Working from the top of the listing below, retype each line through the line containing "CX, C = 315.0, 0.186", both included, with no pictures.

Recorded information –
==========

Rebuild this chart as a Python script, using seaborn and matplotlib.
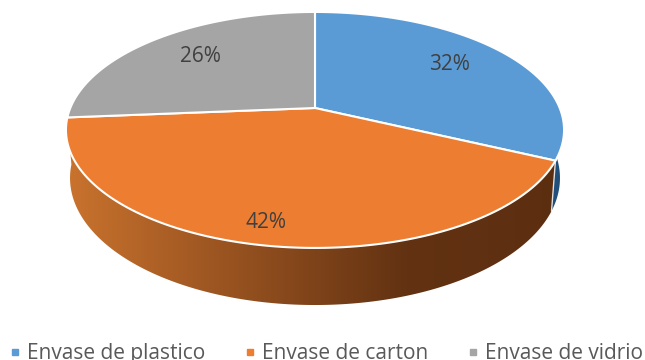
import numpy as np
import matplotlib
matplotlib.use("Agg")
import matplotlib.pyplot as plt
import seaborn as sns
from matplotlib.patches import Polygon
from matplotlib.colors import LinearSegmentedColormap

categories = ["Envase de plastico", "Envase de carton", "Envase de vidrio"]
values = [32, 41.7, 26.3]
labels = ["32%", "42%", "26%"]
colors = ["#5B9BD5", "#ED7D31", "#A5A5A5"]

sns.set_theme(style="white")
plt.rcParams["font.family"] = ["Open Sans", "DejaVu Sans"]
palette = sns.color_palette(colors)

fig, ax = plt.subplots(figsize=(6.45, 3.6), dpi=100)
ax.set_position([0, 0, 1, 1])
ax.axis("off")

CX, C = 315.0, 0.186


def project(theta, r, apex, b, d):
    """Perspective view of a disc; theta runs clockwise from the back."""
    x, y = r * np.sin(theta), r * np.cos(theta)
    w = 1 + C * y
    return CX + d * x / w, apex - b * y / w


def top(theta, r=1.0):
    return project(theta, r, 108.0, 113.9, 244.7)


def bottom(theta):
    return project(theta, 1.0, 154.4, 122.6, 240.7)


edges = np.radians(np.concatenate([[0], np.cumsum(values)]) * 3.6)


def wall_path(a0, a1):
    t = np.linspace(a0, a1, 300)
    ut, vt = top(t)
    ub, vb = bottom(t[::-1])
    return np.column_stack([np.r_[ut, ub], np.r_[vt, vb]])


def gradient_wall(a0, a1, cols, z):
    cmap = LinearSegmentedColormap.from_list(
        "wall", [(p, c) for p, c in zip([0, 0.34, 0.68, 1], cols)]
    )
    im = ax.imshow(
        np.linspace(0, 1, 512)[None, :], cmap=cmap, extent=(60, 570, 320, 100),
        aspect="auto", interpolation="bilinear", zorder=z,
    )
    clip = Polygon(wall_path(a0, a1), closed=True, transform=ax.transData)
    im.set_clip_path(clip)


# side wall
gradient_wall(np.radians(70), edges[1], ["#2A5C88", "#2A5C88", "#2A5C88", "#1F4E79"], 1)
gradient_wall(edges[1], edges[2], ["#CB742E", "#975220", "#623212", "#5C2E10"], 1.5)

# seam between the blue and orange walls
su0, sv0 = top(edges[1])
su1, sv1 = bottom(edges[1])
ax.plot([su0, su1], [sv0, sv1], color="white", lw=1.0, alpha=0.8, zorder=2)

# top slices
for i, c in enumerate(palette):
    t = np.linspace(edges[i], edges[i + 1], 200)
    u, v = top(t)
    ax.fill(np.r_[CX, u], np.r_[108.0, v], facecolor=c, edgecolor="white", lw=1.5, joinstyle="round", zorder=3)

# data labels
label_pos = [(450, 64), (266, 223), (200, 57)]
for s, (x, y) in zip(labels, label_pos):
    ax.text(x, y, s, ha="center", va="center", fontsize=15, color="#404040", zorder=4)

# legend
marker_x = [14.5, 249.5, 472.5]
text_x = [27, 262, 485]
for name, c, mx, tx in zip(categories, palette, marker_x, text_x):
    ax.plot([mx], [352], marker="s", ms=5, color=c, ls="none", zorder=4)
    ax.text(tx, 359, name, ha="left", va="baseline", fontsize=15, color="#595959", zorder=4)

ax.set_xlim(0, 645)
ax.set_ylim(360, 0)

fig.savefig("out.png", dpi=100)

==========

Problem solution –
Rebuild this chart as a Python script, using seaborn and matplotlib.
import numpy as np
import matplotlib
matplotlib.use("Agg")
import matplotlib.pyplot as plt
import seaborn as sns
from matplotlib.patches import Polygon
from matplotlib.colors import LinearSegmentedColormap

categories = ["Envase de plastico", "Envase de carton", "Envase de vidrio"]
values = [32, 41.7, 26.3]
labels = ["32%", "42%", "26%"]
colors = ["#5B9BD5", "#ED7D31", "#A5A5A5"]

sns.set_theme(style="white")
plt.rcParams["font.family"] = ["Open Sans", "DejaVu Sans"]
palette = sns.color_palette(colors)

fig, ax = plt.subplots(figsize=(6.45, 3.6), dpi=100)
ax.set_position([0, 0, 1, 1])
ax.axis("off")

CX, C = 315.0, 0.186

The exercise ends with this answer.